Тогда я стал упорно расспрашивать - как добивались того, чтобы культурные и значительные люди XX столетия сами признавали себя виновными в преступлениях, которые они не совершали.

- Ну, что с ними делали? Мучили или что-нибудь обещали? Ну, как вот заставили Рамзина сыграть такую роль?

Отец, как всегда, когда хотел и сам разобраться и сделать что-то понятным, задумался, потом сказал:

- Видишь ли. Что значит мучили? Вот Ливанова, по-видимому, страшно мучили. Но его и не выпустили.

- Расстреляли?

- Считается, что расстреляли, а может просто замучили. Так же замучили Суздальцева. А ведь большинство других вышло живыми. Ты спрашиваешь о Рамзине. Что можно сказать? И он, и все были поставлены перед фактом: живыми отсюда не выходят. Это не только твердили следователи, этому и примеров сколько хочешь было. Все кончено, оправдываться не перед кем. Факт ареста - это уже окончательное решение твоей судьбы. И вот тебе вдалбливают: сознаешься, может быть, помилуют, не сознаешься - расстреляют. А ведь в тюрьме все известно - и о расстрелах, и о замученных людях. И никому не пожалуешься, никуда не напишешь. Какое бы благородство ты ни проявлял - дальше четырех стен это не пойдет.

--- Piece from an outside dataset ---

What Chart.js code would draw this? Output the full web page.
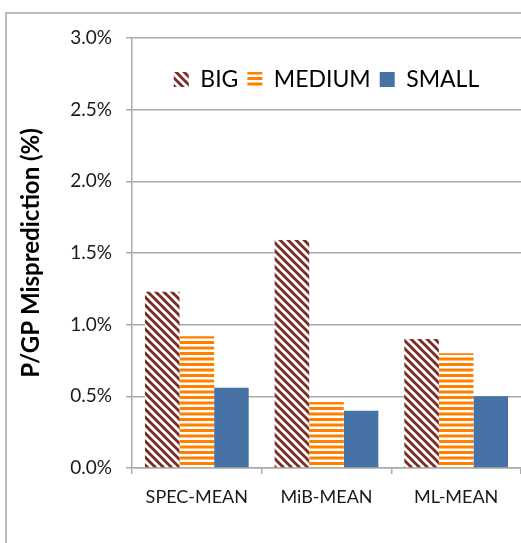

Только следователь обругает или на смех подымет. А Рамзин -человек со страшнейшим самолюбием. Бывают такие: самолюбие сильнее жизни, вешать будут, так и при этом надо себя показать. Он, наверное, и решил - уж если погибать, так

 

- 37 -

председателем правительства, прогреметь на весь мир, все лучше, чем просто подохнуть от рук паршивого следователя. По-видимому, в этом удовлетворении самолюбия он усмотрел достойную цену за жизнь. А взявшись играть такую роль, он со следователем вынужден был развивать ее, ввязывать людей, создавать хоть дурацкую, но все-таки живую ткань какого-то дела. Оснащал "фактами", фабриковал разговоры, формировал правительство. У других были другие причины.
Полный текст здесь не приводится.